The life of Tycho Brahe 

On the 21st of August 1560 the then fifteen year old Tycho Brahe observed a solar eclipse and it became the decisive experience, which led him to the serious study of astronomy.

Tycho Brahe was born into a high ranking noble family on December 15, 1564. With that he was destined for a life and work with the Danish court, but his strong interest in astronomy led him in a completely different direction, which made him one of the most important Danes of all time, renowned far beyond his time and his native land.


Tycho's birthplace, Knudstrup (Swedish: Knutstorp), in Skåne.

In April 1559 he began his studies at the University of Copenhagen only 12 years old, which was very customary at that time. He was supposed to study law and he did, but he soon became interested in astronomy. A partial solar eclipse on the 21st of August 1560 made a big impression on him, especially because it had been predicted. So he began his own studies of astronomy with the help of some of his professors. 

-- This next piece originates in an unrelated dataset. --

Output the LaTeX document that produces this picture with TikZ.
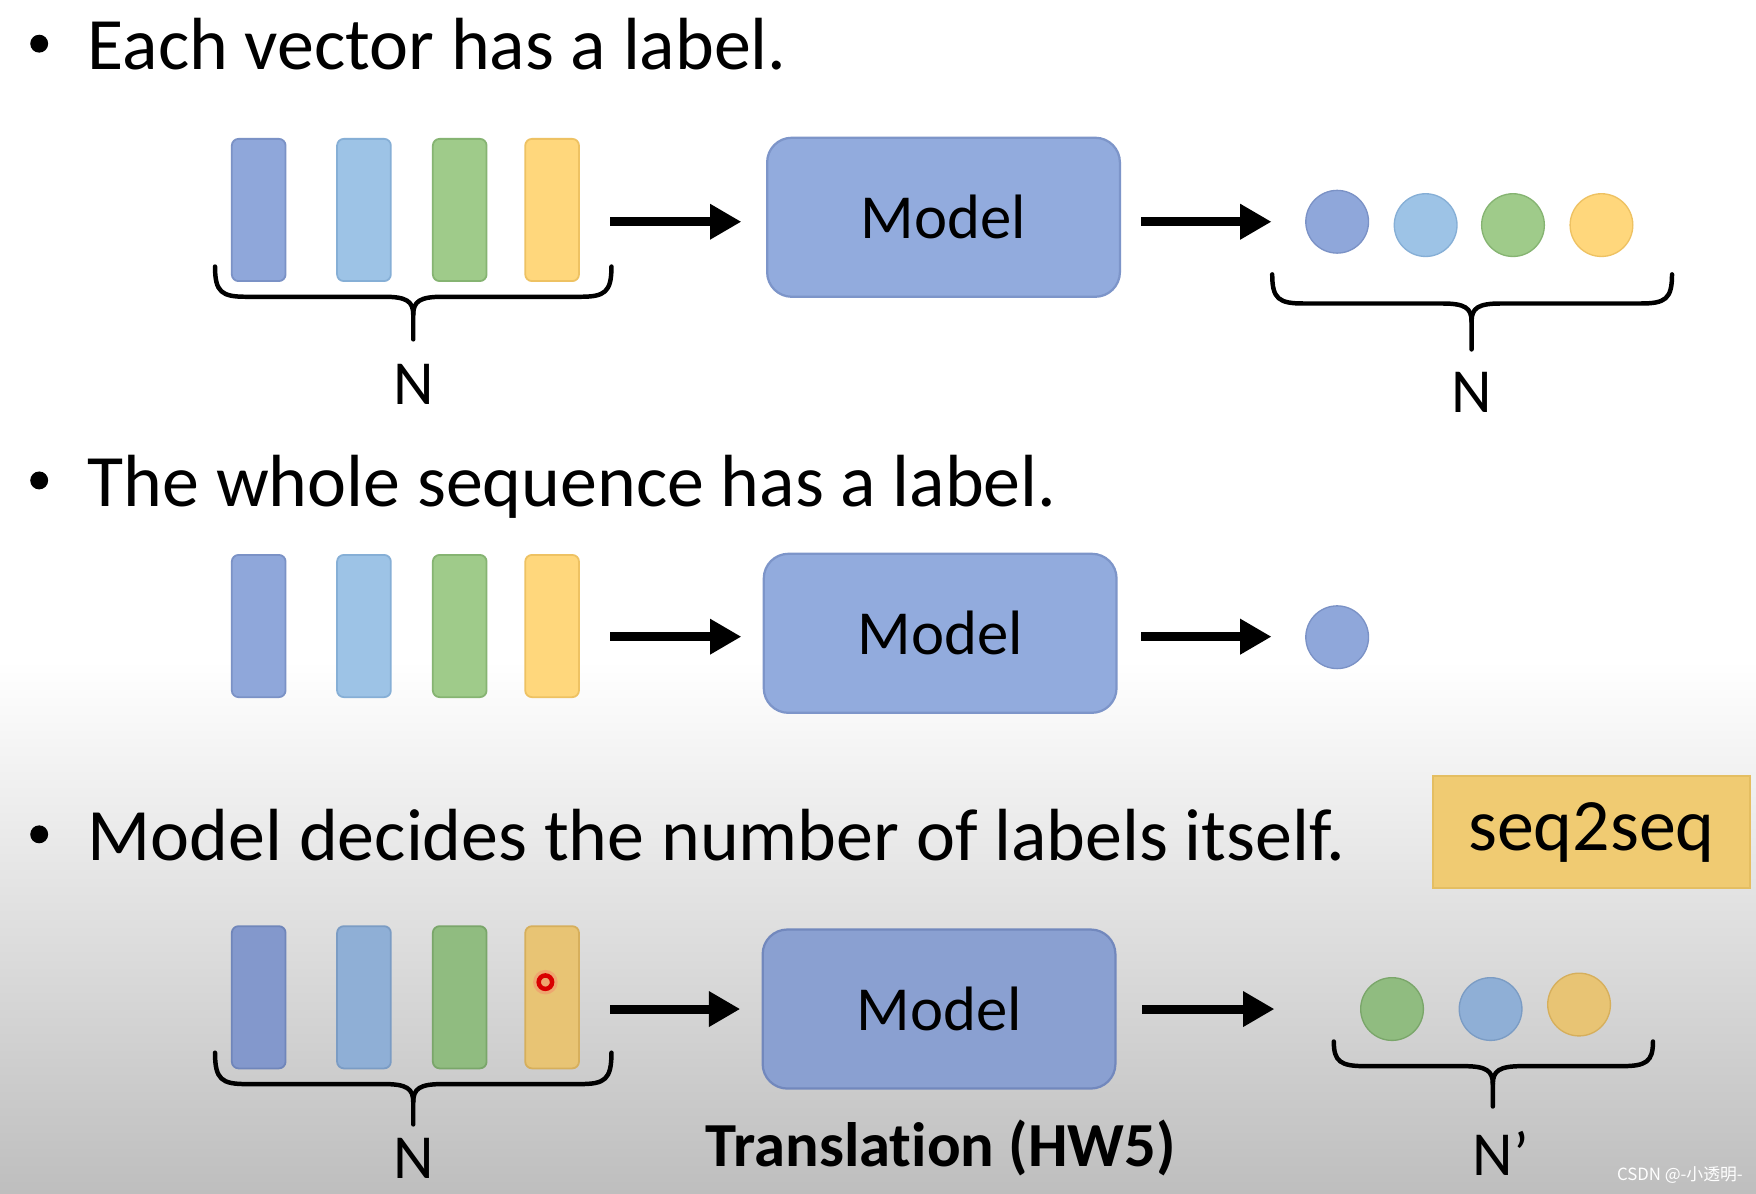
\documentclass[tikz,border=0pt]{standalone}
\usepackage{fontspec}
\setmainfont{Carlito}[Ligatures=NoCommon]
\newfontfamily\cjk{Noto Sans CJK SC}
\usetikzlibrary{arrows.meta,calc}
\definecolor{cBlue}{HTML}{8FA7DA}
\definecolor{cBlueD}{HTML}{7B92C6}
\definecolor{cLBlue}{HTML}{9DC3E6}
\definecolor{cLBlueD}{HTML}{86AFD6}
\definecolor{cGreen}{HTML}{9FCB8A}
\definecolor{cGreenD}{HTML}{86B472}
\definecolor{cYellow}{HTML}{FFD77C}
\definecolor{cYellowD}{HTML}{EEC263}
\definecolor{dBlue}{HTML}{8398CC}
\definecolor{dBlueD}{HTML}{7086BA}
\definecolor{dLBlue}{HTML}{8FAFD6}
\definecolor{dLBlueD}{HTML}{7B9CC4}
\definecolor{dGreen}{HTML}{90BC80}
\definecolor{dGreenD}{HTML}{7AA66A}
\definecolor{dYellow}{HTML}{E8C474}
\definecolor{dYellowD}{HTML}{D6AF5C}
\definecolor{modelFill}{HTML}{92ABDD}
\definecolor{modelDraw}{HTML}{7D95C9}
\definecolor{modelFillD}{HTML}{8AA0D1}
\definecolor{modelDrawD}{HTML}{7288BD}
\definecolor{seqFill}{HTML}{F0CB72}
\definecolor{seqDraw}{HTML}{E4BE62}
\definecolor{bgGray}{HTML}{BEBEBE}
\tikzset{
  bar/.style={rectangle, rounded corners=3pt, minimum width=24pt, minimum height=63.5pt, line width=0.8pt, inner sep=0pt},
  modelbox/.style={rectangle, rounded corners=11pt, minimum width=157.5pt, minimum height=71pt, fill=modelFill, draw=modelDraw, line width=1pt, inner sep=0pt, font=\fontsize{28}{32}\selectfont},
  dot/.style={circle, minimum size=28pt, inner sep=0pt, line width=0.6pt},
  arr/.style={line width=4pt, -{Triangle[length=14pt,width=15pt]}},
  bracestyle/.style={line width=2pt, line cap=round, line join=round},
  bullettext/.style={anchor=base west, inner sep=0pt, font=\fontsize{33}{40}\selectfont},
  bulletdot/.style={circle, fill=black, minimum size=8pt, inner sep=0pt},
  nlabel/.style={inner sep=0pt, font=\fontsize{28}{32}\selectfont},
}
\newcommand\mybrace[6]{%
  \draw[bracestyle] (#1,#4) .. controls (#1,#5-4) and (#1+6,#5) .. (#1+28,#5) -- (#3-26,#5) .. controls (#3-6,#5) and (#3,#5+4) .. (#3,#5+16) -- (#3,#6);
  \draw[bracestyle] (#2,#4) .. controls (#2,#5-4) and (#2-6,#5) .. (#2-28,#5) -- (#3+26,#5) .. controls (#3+6,#5) and (#3,#5+4) .. (#3,#5+16);
}
\begin{document}
\begin{tikzpicture}[x=0.5pt,y=-0.5pt]
\useasboundingbox (0,0) rectangle (1568,1066);
\fill[white] (0,0) rectangle (1568,1066);
\shade[top color=white, bottom color=bgGray] (0,590) rectangle (1568,1066);

% ---------- Row 1 ----------
\node[bulletdot] (p1) at (35,39) {};
\node[bullettext] (t1) at (78,62) {Each vector has a label.};
\node[bar, fill=cBlue, draw=cBlueD] (b11) at (231,187.5) {};
\node[bar, fill=cLBlue, draw=cLBlueD] (b12) at (325,187.5) {};
\node[bar, fill=cGreen, draw=cGreenD] (b13) at (410.5,187.5) {};
\node[bar, fill=cYellow, draw=cYellowD] (b14) at (493,187.5) {};
\node[modelbox] (m1) at (842.5,194) {Model};
\node[dot, fill=cBlue, draw=cBlueD] (c11) at (1194,198) {};
\node[dot, fill=cLBlue, draw=cLBlueD] (c12) at (1273,201) {};
\node[dot, fill=cGreen, draw=cGreenD] (c13) at (1351,201) {};
\node[dot, fill=cYellow, draw=cYellowD] (c14) at (1430,201) {};
\draw[arr] ($(b14.east |- m1.west)+(27,4)$) -- ($(m1.west)+(-22,4)$);
\draw[arr] ($(m1.east)+(18,4)$) -- ($(c11.west |- m1.east)+(-30,4)$);
\mybrace{192}{546}{369}{238}{265}{303}
\mybrace{1136}{1493}{1314}{245}{271}{312}
\node[nlabel] (n1) at (369,343) {N};
\node[nlabel] (n2) at (1314,350) {N};

% ---------- Row 2 ----------
\node[bulletdot] (p2) at (35,429) {};
\node[bullettext] (t2) at (78,452) {The whole sequence has a label.};
\node[bar, fill=cBlue, draw=cBlueD] (b21) at (231,559) {};
\node[bar, fill=cLBlue, draw=cLBlueD] (b22) at (325,559) {};
\node[bar, fill=cGreen, draw=cGreenD] (b23) at (410.5,559) {};
\node[bar, fill=cYellow, draw=cYellowD] (b24) at (493,559) {};
\node[modelbox] (m2) at (839.5,565.5) {Model};
\node[dot, fill=cBlue, draw=cBlueD] (c21) at (1194,569) {};
\draw[arr] ($(b24.east |- m2.west)+(27,3)$) -- ($(m2.west)+(-19,3)$);
\draw[arr] ($(m2.east)+(21,3)$) -- ($(c21.west |- m2.east)+(-30,3)$);

% ---------- Row 3 ----------
\node[bulletdot] (p3) at (35,745) {};
\node[bullettext] (t3) at (78,768) {Model decides the number of labels itself.};
\node[rectangle, fill=seqFill, draw=seqDraw, line width=0.6pt, minimum width=141.5pt, minimum height=50pt, inner sep=0pt, font=\fontsize{33}{40}\selectfont] (s2s) at (1421,743) {seq2seq};
\node[bar, fill=dBlue, draw=dBlueD] (b31) at (231,890.5) {};
\node[bar, fill=dLBlue, draw=dLBlueD] (b32) at (325,890.5) {};
\node[bar, fill=dGreen, draw=dGreenD] (b33) at (410.5,890.5) {};
\node[bar, fill=dYellow, draw=dYellowD] (b34) at (493,890.5) {};
\fill[red!60, opacity=0.3] (487,877) circle (11);
\draw[red!85!black, line width=2pt] (487,877) circle (6);
\node[modelbox, fill=modelFillD, draw=modelDrawD] (m3) at (838.5,901) {Model};
\node[dot, fill=dGreen, draw=dGreenD] (c31) at (1243,901) {};
\node[dot, fill=dLBlue, draw=dLBlueD] (c32) at (1331,901) {};
\node[dot, fill=dYellow, draw=dYellowD] (c33) at (1410,897) {};
\draw[arr] ($(b34.east |- m3.west)+(27,0)$) -- ($(m3.west)+(-19,0)$);
\draw[arr] ($(m3.east)+(23,0)$) -- ($(m3.east)+(141,0)$);
\mybrace{192}{546}{369}{940}{968}{1004}
\mybrace{1191}{1476}{1333}{930}{952}{988}
\node[nlabel] (n3) at (369,1034) {N};
\node[nlabel] (n4) at (1340,1030) {N’};
\node[inner sep=0pt, font=\bfseries\fontsize{28}{32}\selectfont] (tr) at (840,1025) {Translation (HW5)};
\node[inner sep=0pt, text=white, font=\cjk\fontsize{7.5}{9}\selectfont] (wm) at (1500,1049) {CSDN @-小透明-};
\end{tikzpicture}
\end{document}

For a large part of the period 1562-70 he was on educational tours throughout Europe, where officially he was supposed to study classical language and culture. But he also studied astronomy, made astronomical measurements and constructed instruments. He also occupied himself a great deal with alchemy which today we would call chemistry, medicine and astrology, not the making of gold from other metals.

Tycho Brahe worked on the island Hven from 1576 to 1597, making observations of stars and planets with new instruments.

Tycho Brahe worked on Hven from 1576 to 1597 observing stars and planets with new instruments.

From 1599 he lived in Prague as the Imperial Mathematician.

On the 24th of October 1601 he suffered a painful death caused by mercury, which he had ingested because he thought it was good for his health. No one at that time knew about the extreme toxicity of mercury. For this reason the modern myth that he was murdered with mercury is obvious nonsense.

But intriguing myths can never be killed, including the old one that Tycho Brahe died of a ruptured bladder because he was embarrassed to leave the Emperor's table to relieve himself of all he had drunk. This cannot be the case as doctors have long said that a bladder cannot rupture in this way.